JB: Well, it’s media literacy. Anyone can google and find anything. Obviously my background and training as a journalist for over 30 years really helps me understand, but it’s so easy for someone to read something somewhere and just copy and paste it, instead of actually doing the rigour that I’ve learned and done every day, hopefully, of asking the big question about where a story originated. Where did that story start? Who is behind the story starting in the way that it did?
Also the other question I always ask my journalists is, “Tell me how you know what you know?” Did you just read it on the Internet? Did you see it with your own eyes? Did somebody who saw it with their own eyes tell you? So often these stores get multiplied around. There’s a phrase I love about “the howl round of the Internet.” Some story starts and it just gets picked up and repeated. Nobody questions where it comes from.
So my question is: How do you know what you know? I was talking to an Egyptian man about one of the many demonstrations where the police opened fire, and I asked him, “How do you know that?” And he said, “Because I saw it out of my window.” Now if he tells me that, I know that he saw it and heard it. If he tells me, “Oh, well, I read it somewhere” or “My neighbour told me that his neighbour told him,” that’s no good to me. I need to know. But that’s the rigour of my journalistic background and training. But, dare I say, most ordinary people don’t think about that. They just read this horrible story that somebody’s forwarded and they’ve just forwarded to 100 other people without thinking.
C: Or paying attention. I taught journalism for a number of years on a part-time basis while I was still working in the mainstream media, and I always used to ask the class at the beginning of every term, What’s the most important tool a journalist has? You’d always get the laptop, the tape recorder, Google. And I always used to say, “No, it’s the question.” It’s the most important tool we have.

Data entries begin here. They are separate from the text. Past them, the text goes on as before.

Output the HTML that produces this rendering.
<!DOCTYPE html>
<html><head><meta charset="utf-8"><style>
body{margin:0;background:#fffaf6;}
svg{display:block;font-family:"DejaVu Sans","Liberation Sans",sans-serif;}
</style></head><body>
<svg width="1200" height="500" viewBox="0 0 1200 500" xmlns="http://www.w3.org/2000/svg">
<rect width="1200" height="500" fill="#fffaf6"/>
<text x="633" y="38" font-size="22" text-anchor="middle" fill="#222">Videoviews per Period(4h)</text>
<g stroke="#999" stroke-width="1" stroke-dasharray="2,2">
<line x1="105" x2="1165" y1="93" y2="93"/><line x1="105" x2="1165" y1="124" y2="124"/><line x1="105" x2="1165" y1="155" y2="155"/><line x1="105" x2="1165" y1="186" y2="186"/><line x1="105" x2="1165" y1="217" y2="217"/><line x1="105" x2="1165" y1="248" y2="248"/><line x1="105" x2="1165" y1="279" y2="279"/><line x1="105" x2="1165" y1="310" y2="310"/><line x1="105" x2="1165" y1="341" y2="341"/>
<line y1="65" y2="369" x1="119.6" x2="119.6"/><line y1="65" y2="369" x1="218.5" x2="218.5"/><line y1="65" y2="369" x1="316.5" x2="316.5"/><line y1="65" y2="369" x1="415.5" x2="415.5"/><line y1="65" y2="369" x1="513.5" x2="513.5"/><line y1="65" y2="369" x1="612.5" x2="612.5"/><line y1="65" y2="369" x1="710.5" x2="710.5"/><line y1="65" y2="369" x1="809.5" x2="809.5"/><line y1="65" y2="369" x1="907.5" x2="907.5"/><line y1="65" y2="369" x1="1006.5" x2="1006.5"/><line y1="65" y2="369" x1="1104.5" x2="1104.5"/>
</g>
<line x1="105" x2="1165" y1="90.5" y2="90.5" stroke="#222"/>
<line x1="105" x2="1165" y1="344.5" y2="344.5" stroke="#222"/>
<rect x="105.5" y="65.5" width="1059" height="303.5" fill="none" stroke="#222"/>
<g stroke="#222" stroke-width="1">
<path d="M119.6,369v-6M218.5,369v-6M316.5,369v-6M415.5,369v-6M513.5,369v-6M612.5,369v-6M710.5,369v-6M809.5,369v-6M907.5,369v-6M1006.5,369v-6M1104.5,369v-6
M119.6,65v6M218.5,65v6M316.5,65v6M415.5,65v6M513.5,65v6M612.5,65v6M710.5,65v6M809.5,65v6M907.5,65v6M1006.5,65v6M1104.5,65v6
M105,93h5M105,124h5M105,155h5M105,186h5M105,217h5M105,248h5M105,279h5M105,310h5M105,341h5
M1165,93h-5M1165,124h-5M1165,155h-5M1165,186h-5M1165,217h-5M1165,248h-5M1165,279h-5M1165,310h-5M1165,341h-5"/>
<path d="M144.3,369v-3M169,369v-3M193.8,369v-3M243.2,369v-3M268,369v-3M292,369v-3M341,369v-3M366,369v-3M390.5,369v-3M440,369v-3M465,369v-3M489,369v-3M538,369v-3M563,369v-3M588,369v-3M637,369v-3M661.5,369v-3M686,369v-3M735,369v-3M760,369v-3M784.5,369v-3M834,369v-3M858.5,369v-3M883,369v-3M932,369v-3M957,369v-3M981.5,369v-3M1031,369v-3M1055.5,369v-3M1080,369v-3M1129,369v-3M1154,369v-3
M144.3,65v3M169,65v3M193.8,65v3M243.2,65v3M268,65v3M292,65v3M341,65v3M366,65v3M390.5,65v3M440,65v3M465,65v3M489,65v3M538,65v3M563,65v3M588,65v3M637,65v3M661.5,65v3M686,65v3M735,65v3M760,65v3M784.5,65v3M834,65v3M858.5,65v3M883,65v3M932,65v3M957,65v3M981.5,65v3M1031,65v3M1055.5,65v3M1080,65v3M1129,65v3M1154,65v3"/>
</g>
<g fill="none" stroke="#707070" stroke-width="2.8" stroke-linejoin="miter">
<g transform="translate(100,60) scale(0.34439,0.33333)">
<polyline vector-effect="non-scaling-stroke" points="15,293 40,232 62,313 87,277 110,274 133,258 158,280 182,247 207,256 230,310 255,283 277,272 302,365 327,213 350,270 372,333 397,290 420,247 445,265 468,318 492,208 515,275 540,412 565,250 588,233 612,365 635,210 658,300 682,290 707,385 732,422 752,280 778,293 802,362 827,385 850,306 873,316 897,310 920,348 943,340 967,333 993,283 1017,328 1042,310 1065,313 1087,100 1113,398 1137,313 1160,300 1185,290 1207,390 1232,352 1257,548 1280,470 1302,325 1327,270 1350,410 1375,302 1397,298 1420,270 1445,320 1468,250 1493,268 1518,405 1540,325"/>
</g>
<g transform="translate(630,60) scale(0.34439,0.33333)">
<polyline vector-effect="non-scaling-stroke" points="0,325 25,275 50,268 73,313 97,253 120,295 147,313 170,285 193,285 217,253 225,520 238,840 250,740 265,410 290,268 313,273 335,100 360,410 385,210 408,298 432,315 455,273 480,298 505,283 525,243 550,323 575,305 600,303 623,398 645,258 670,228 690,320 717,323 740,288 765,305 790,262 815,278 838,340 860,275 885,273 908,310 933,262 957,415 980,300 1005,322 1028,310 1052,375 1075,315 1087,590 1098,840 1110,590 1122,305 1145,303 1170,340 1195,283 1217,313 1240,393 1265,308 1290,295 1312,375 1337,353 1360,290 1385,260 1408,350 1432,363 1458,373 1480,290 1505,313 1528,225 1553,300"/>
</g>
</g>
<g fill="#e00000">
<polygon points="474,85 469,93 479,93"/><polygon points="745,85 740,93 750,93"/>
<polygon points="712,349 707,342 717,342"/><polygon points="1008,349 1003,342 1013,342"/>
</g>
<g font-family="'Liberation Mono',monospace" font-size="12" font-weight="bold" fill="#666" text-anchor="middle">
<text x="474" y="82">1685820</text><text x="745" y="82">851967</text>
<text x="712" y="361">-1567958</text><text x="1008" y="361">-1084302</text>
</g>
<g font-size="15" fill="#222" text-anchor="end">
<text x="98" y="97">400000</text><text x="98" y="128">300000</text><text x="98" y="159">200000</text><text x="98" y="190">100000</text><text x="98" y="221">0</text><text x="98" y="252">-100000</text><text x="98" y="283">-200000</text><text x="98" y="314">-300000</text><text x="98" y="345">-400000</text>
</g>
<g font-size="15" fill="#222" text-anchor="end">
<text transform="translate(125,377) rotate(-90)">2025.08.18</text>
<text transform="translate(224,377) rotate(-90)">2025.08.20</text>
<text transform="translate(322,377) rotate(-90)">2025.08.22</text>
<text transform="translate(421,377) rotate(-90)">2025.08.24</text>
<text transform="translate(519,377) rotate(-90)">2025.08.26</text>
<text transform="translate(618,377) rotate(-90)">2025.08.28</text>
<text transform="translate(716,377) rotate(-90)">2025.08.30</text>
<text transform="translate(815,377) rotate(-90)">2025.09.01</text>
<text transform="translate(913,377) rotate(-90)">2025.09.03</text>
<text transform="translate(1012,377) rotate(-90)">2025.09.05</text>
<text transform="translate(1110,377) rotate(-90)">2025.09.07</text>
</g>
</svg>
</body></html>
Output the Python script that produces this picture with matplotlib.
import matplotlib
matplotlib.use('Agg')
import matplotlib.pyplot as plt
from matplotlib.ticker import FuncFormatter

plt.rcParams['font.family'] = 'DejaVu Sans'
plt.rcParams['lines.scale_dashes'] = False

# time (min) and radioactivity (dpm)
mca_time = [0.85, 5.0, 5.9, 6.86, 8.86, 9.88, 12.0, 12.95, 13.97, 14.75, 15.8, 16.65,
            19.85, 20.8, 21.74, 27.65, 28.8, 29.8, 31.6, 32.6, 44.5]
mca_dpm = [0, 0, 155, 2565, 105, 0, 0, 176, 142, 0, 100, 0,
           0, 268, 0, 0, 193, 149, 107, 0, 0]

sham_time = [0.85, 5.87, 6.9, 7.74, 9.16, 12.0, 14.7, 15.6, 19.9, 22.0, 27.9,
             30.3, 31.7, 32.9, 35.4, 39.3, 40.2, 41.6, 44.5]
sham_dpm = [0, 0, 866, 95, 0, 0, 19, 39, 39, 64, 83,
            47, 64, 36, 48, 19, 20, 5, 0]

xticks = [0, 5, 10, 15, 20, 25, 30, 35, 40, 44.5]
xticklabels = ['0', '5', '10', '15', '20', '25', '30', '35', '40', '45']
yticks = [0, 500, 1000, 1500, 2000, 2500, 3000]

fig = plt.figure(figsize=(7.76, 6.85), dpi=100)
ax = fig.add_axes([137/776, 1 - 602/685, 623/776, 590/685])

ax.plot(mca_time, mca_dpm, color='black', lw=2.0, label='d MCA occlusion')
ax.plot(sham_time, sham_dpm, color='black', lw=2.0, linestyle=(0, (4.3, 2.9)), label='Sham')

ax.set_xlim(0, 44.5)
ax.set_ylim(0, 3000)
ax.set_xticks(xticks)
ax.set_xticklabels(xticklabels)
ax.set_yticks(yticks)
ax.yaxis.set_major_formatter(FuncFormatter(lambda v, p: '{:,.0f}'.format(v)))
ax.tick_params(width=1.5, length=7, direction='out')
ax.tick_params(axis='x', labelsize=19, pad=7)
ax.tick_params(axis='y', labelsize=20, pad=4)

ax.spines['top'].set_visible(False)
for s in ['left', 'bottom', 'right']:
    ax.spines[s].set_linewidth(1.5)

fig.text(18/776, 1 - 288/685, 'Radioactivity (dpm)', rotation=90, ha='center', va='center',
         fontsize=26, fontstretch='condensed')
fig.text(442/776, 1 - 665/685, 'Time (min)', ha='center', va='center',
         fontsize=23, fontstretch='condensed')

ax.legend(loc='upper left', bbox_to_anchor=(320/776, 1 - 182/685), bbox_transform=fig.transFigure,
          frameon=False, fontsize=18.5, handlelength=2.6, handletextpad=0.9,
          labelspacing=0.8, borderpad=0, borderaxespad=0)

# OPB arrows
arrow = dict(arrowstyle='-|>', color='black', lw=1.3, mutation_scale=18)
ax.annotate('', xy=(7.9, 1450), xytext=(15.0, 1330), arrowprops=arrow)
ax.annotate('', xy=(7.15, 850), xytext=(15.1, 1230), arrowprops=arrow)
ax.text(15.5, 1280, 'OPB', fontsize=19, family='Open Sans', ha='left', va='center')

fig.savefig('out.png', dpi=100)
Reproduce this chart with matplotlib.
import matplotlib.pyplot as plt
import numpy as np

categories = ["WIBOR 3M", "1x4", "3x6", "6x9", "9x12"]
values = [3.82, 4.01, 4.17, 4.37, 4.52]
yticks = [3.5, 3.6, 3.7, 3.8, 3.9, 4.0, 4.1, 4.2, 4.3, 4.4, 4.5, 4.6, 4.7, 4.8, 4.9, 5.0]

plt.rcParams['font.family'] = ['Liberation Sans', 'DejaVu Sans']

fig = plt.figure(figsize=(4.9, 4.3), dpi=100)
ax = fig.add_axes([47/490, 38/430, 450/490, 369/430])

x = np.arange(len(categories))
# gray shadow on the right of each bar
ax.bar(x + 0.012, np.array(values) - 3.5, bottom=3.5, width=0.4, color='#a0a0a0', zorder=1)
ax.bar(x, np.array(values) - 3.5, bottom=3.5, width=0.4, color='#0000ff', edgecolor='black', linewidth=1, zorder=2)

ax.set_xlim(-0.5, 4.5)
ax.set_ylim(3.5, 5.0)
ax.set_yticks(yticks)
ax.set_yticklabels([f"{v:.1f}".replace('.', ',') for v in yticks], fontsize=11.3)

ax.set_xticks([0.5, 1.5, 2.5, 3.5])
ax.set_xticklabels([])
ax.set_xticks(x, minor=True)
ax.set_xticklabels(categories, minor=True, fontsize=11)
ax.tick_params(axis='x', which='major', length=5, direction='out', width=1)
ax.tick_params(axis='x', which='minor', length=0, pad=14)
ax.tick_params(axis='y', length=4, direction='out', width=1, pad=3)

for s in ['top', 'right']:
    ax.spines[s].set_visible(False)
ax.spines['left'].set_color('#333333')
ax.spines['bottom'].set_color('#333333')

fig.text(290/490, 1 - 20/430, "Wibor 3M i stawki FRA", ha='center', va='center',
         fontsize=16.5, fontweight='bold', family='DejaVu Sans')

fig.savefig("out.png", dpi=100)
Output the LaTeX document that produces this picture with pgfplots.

It’s always struck me that the central question of both faith—religious faith—and journalism is the same: Why? Why this universe and not something else? Unless it comes from some kind of creative impulse. And on a purely earthly level: Why would somebody do that? Why would somebody say that? It’s the central question. Once you force the explanation or at least ask for the explanation, then you get the how. Those are the simplest questions in the world. Children constantly ask why. It’s so fundamental. But we forget.
How do you build that reflex back into young journalists, into the people that you want to develop that sense of media literacy?
JB: I think it’s a question, first of all, of understanding some of the technicalities of how the media works today. So understanding sort of an overview. But I also think it’s just exactly what you said: it’s that curiosity and inquiring mind that says, What is the motivation behind why this story would be coming from this particular source now? Or what is going on in the wider ecosphere that suddenly we’re hearing about this? Well it just happens there’s a vote in Parliament next week. It’s putting the pieces together.
Now if I’m looking to hire journalists, I really want someone who has this insatiable curiosity about the world and what it’s doing and why it’s doing it and how it’s doing it. Because I think that’s one of the key things people say to me: “What do I need to be a journalist?” I would say you’ve got to have that insatiable curiosity and you’ve got to always be asking questions. If you’re not doing that, then you’re right, you won’t get very far in the long run.